BM Genel Kurulu’nun açılışı için yola çıkmadan önce Mısır Cumhurbaşkanı Mursi New York Times’a kapsamlı bir mülakat verdi ve öncelikle Amerika’dan Arap dünyasına karşı bakışını değiştirmesini istedi. Ama asıl Camp David barışının da mimarı olan bu ülkenin sorumluluğunu yerine getirmediğini, Filistin devletinin kuruluşunu sağlayamadığını söyledi.
Bir kısmını dünkü Star’da da okuduğunuz mülakatta Mursi, “barış ve adalet Filistinliler için de sağlanmadığı sürece Camp David antlaşması gerçekleşmemiş olarak kalacaktır” dedi. Böylece kendisinden önceki iktidarla arasındaki farkı ortaya koydu. Bir yandan İsrail ile imzalanan barışın korunacağını ima ederken, diğer yandan da Amerikalılara sorumluluklarını hatırlattı.
***
Doğrusu, Mısır Cumhurbaşkanı’nın hatırlattığı sorumluluğun Washington’da ciddiye alınmasını beklemek pek gerçekçi değil. Onlar bu hatırlatmayı daha çok bir savunma olarak okuyacaklar, film krizi sırasında Tahrir Meydanı’na komşu Amerikan Büyükelçiliği’ne yönelen şiddetli tepkiye karşı geç tedbir alınmasına bağlayacaklardır.
Zaten ciddiye alsalar da bir şey yapmaları çok zor. Obama Yönetimi İsrail Başbakanı Netanyahu tarafından İran karşısında yumuşak tutum aldığı, ültimatom verip bu ülkedeki nükleer tesisleri bombalamadığı için fena halde eleştirildi. İnkar etse de Netanyahu Cumhuriyetçilerin reklam kampanyasına bile katıldı. Yerleşimler konusunda da Obama Yönetimi’nin istediği hiçbir şeyi yapmadı.
Nasılsa hiçbir Amerikan Yönetimi İsrail’in istemediği bir şeyi İsrail’e yaptıramayacağı için, Obama Yönetimi de 6 Kasım seçimlerini kazasız belasız atlatsa dahi Mursi’nin dediğini duymazdan gelmeyi tercih edecek, olsa olsa Arap dünyasına karşı daha dikkatli bir tutum takınacak, Müslümanların hassasiyetlerine saygı gösterecek, Filistin meselesini önemsizleştirmeye çalışacaktır.

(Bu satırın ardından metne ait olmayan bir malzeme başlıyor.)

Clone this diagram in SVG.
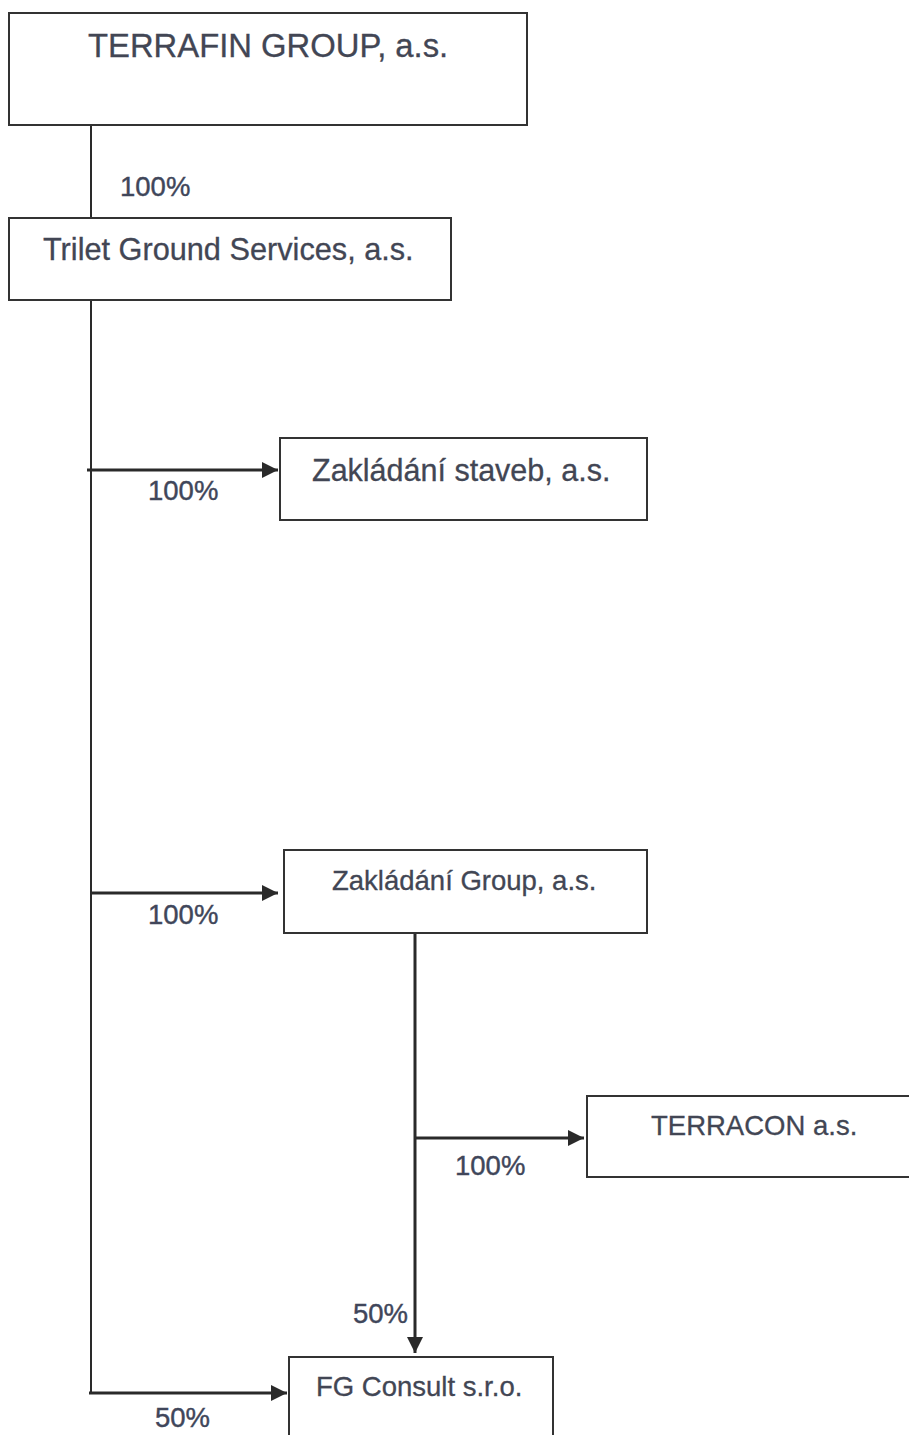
<svg xmlns="http://www.w3.org/2000/svg" width="909" height="1435" viewBox="0 0 909 1435">
<defs>
<style>
.box{fill:#fff;stroke:#333;stroke-width:2}
.t{font-family:"Liberation Sans",Arial,sans-serif;fill:#424654;stroke:#424654;stroke-width:0.3}
.p{font-family:"Liberation Sans",Arial,sans-serif;fill:#40465a;stroke:#40465a;stroke-width:0.4;font-size:27.5px}
.ln{stroke:#2a2a2a;stroke-width:2;fill:none}
.ar{stroke:#2a2a2a;stroke-width:3;fill:none}
</style>
<marker id="ah" viewBox="0 0 10 10" refX="10" refY="5" markerUnits="userSpaceOnUse" markerWidth="21" markerHeight="16" orient="auto">
<path d="M0,0 L10,5 L0,10 Z" fill="#2a2a2a"/>
</marker>
</defs>
<rect width="909" height="1435" fill="#fff"/>
<g id="connectors">
<line class="ln" x1="91" y1="125" x2="91" y2="218"/>
<line class="ln" x1="91" y1="300" x2="91" y2="1394"/>
<line class="ar" x1="87" y1="470" x2="278" y2="470" marker-end="url(#ah)"/>
<line class="ar" x1="91" y1="893" x2="278" y2="893" marker-end="url(#ah)"/>
<line class="ar" x1="415" y1="933" x2="415" y2="1353" marker-end="url(#ah)"/>
<line class="ar" x1="415" y1="1138" x2="584" y2="1138" marker-end="url(#ah)"/>
<line class="ar" x1="89" y1="1393" x2="287" y2="1393" marker-end="url(#ah)"/>
<text class="p" x="120" y="196">100%</text>
<text class="p" x="148" y="500">100%</text>
<text class="p" x="148" y="924">100%</text>
<text class="p" x="455" y="1175">100%</text>
<text class="p" x="353" y="1323">50%</text>
<text class="p" x="155" y="1427">50%</text>
</g>
<g id="terrafin">
<rect class="box" x="9" y="13" width="518" height="112"/>
<text class="t" x="88" y="57" font-size="32.8">TERRAFIN GROUP, a.s.</text>
</g>
<g id="trilet">
<rect class="box" x="9" y="218" width="442" height="82"/>
<text class="t" x="43" y="260" font-size="30.7">Trilet Ground Services, a.s.</text>
</g>
<g id="zakladani-staveb">
<rect class="box" x="280" y="438" width="367" height="82"/>
<text class="t" x="312" y="481" font-size="30.5">Zakládání staveb, a.s.</text>
</g>
<g id="zakladani-group">
<rect class="box" x="284" y="850" width="363" height="83"/>
<text class="t" x="332" y="890" font-size="27.5">Zakládání Group, a.s.</text>
</g>
<g id="terracon">
<rect class="box" x="587" y="1096" width="340" height="81"/>
<text class="t" x="651" y="1135" font-size="27.5">TERRACON a.s.</text>
</g>
<g id="fg-consult">
<rect class="box" x="289" y="1357" width="264" height="100"/>
<text class="t" x="316" y="1396" font-size="27.5">FG Consult s.r.o.</text>
</g>
</svg>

Ancak Amerikalılar ne yaparsa yapsın Mursi haklı, Washington’un Ortadoğu’daki barışın sürmesi ve sağlanmasında mesuliyeti var. Çünkü, 5 Eylül’de başlayıp 17 Eylül 1978’de biten Camp David görüşmelerinin neticesinde varılan ve İsrail ile Mısır arasındaki barışı kuran uzlaşma iki kısa metinden oluşmaktaydı.
Bu metinlerden ikincisi İsrail’in 1967’de işgal ettiği topraklardan çekilmesini sağladı, iki ülke arasında barış oldu, diplomatik ilişkiler kuruldu. Fakat, Filistin devletinin BM Güvenlik Konseyi’nin 242 ve 338 sayılı kararlarına göre kuruluşunu ve kuruluşun biçimini öngören ilk belge, yani Çerçeve Anlaşma hayata geçmedi. Dolayısıyla Camp David uzlaşması yarım kaldı.
Bu yarım kalışın bedelini zamanın Mısır Cumhurbaşkanı Enver Sedat hayatıyla ödedi. Bir grup fanatik, iddiaya göre Mısır derin devletinin bilgisi dahilde 1981’deki bir geçit töreni sırasında Sedat’ı öldürdü. Mısır da 10 yıl boyunca Arap Birliği bünyesinden dışlandı, siyasi ağırlığının azaldığını hissetti.
***
Buna karşılık Mısır Amerika’dan yardım aldı, yardımın bedelini ise Filistin sorununa gözlerini bir miktar yumarak, son yıllarda da Gazze’ye ambargo uygulayarak ödedi. Şimdi Mursi Amerikalılara sorumluluklarını hatırlatıyor, bölgeye barışın gelmesi, herkesin huzura kavuşması için Filistin sorununun çözülmesi gerektiğini söylüyor.
Mursi’nin sesi hala kısık. Ne de olsa üstünde ağır yük var. Amerika ile olan ilişkilerini sürdürmek, hatta derinleştirmek istiyor. Filistin sorununu dillendirmek için belli ki zamanın uygun olmadığını da düşünüyor. Ama görünen o ki yeni Mısır eski Mısır’dan çok farklı olacak. Susmayacak. Hakkını arayacak.